Теперь они сами ринулись на врага, ведя непрерывный винтовочный огонь. Их первые атаки были отбиты, но подходили новые отряды. Они появлялись на флангах и в тылу итальянцев, которые теперь перешли к обороне. Итальянские батареи стреляли непрерывно, и только их картечные залпы не давали эфиопским воинам приблизиться для решительного броска.

— Сейчас у итальянцев закончатся снаряды, — сказал Дмитрий.

— Почему так думаешь?

— По уставу на каждое орудие у них положено иметь семьдесят четыре снаряда в зарядных ящиках и столько же в передовом обозе. Судя по количеству мулов, которых они привели с собой, на позицию доставлено гораздо меньше положенного.

— Их обоз теперь далеко за горами, позади главных сил.

— Там тоже начался бой.

В бинокль хорошо было видно, как эфиопы окружают разбросанные по горным склонам остальные итальянские части. В центре и на левом фланге все громче звучала стрельба.

Но на Абба Гарима итальянская артиллерия замолчала. Еще какое-то время раздавался треск винтовочных выстрелов, а затем все заглушил торжествующий рев воинов негуса.

23

К заходу солнца итальянский экспедиционный корпус в Африке перестал существовать.

Разгром был полным. Только убитыми итальянцы потеряли свыше одиннадцати тысяч человек, среди них двух генералов и двести пятьдесят офицеров. В руках эфиопов оказалась вся артиллерия, многочисленные обозы и склады с военным имуществом и боеприпасами. Потери эфиопов были значительно меньшими, но обширный район, на котором произошло сражение, представлял страшную картину. Оставшиеся в живых хоронили тела павших и спешили уйти с места побоища.

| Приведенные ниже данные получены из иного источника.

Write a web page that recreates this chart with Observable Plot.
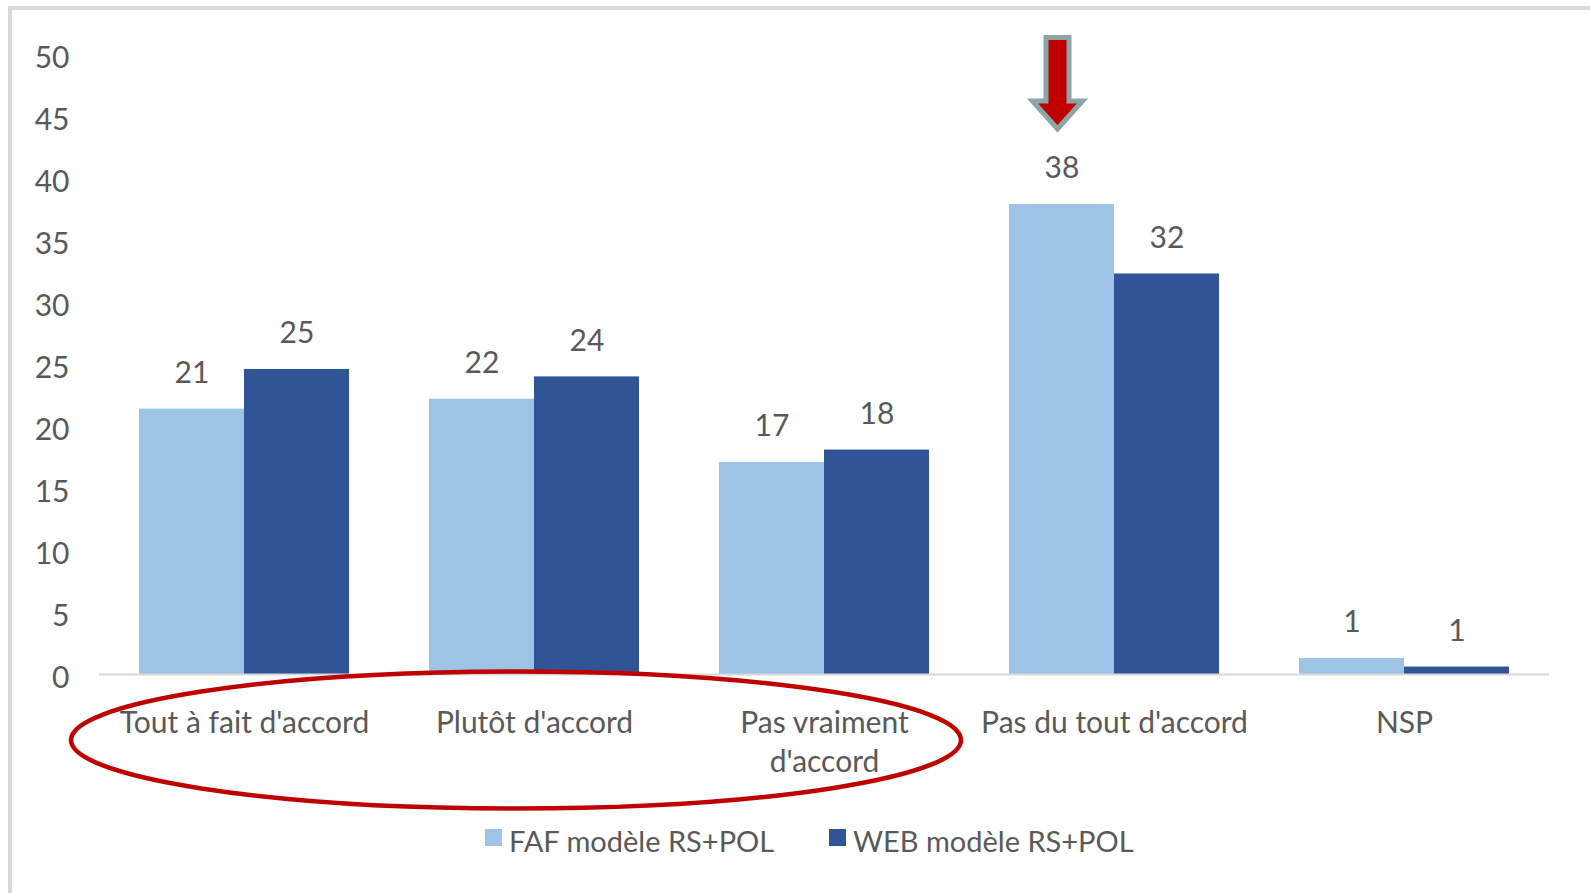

По ночам на могилах пировало зверье, а днем стервятники с голыми синими головами и змеиными шеями шумно ссорились из-за добычи. Обнаглевшие от сытости гиены подходили к самой дороге, с интересом наблюдали за бесконечными колоннами раненых.

А число раненых было огромным. Несколько миссионеров, срочно прибывших из столицы, и семеро пленных итальянских врачей работали круглые сутки, но не могли обеспечить необходимую помощь. Местные целители, имевшие опыт лечения ран, нанесенных копьями и саблями, мало чем могли помочь в обработке огнестрельных ранений.

Военные действия временно как бы приостановились. Остатки итальянских войск укрылись в фортах на побережье. Их командование составляло оправдательные депеши и молило о новых батальонах и батареях. В Риме не хотели расстаться с колонией на Красном море, содержание которой обернулось такими потерями, но также не спешили посылать крупные силы. Эфиопы праздновали победу, радовались щедрым наградам и расходились по домам, но в ставке негуса хорошо понимали, что для окончательного разгрома итальянцев требуются новое войско, деньги, оружие. Казна и склады уже были в значительной степени опустошены, и еще одной чрезвычайной мобилизации страна могла не выдержать. Тем более что на западе, в долине Нила, оставался старый враг — махдистское государство, которое вот уже семнадцать лет безуспешно пыталась разгромить английская колониальная армия. И в Риме, и в Аддис-Абебе все чаще звучали осторожные слова о том, что продолжение войны не приведет ни к чему хорошему, что пора начинать мирные переговоры.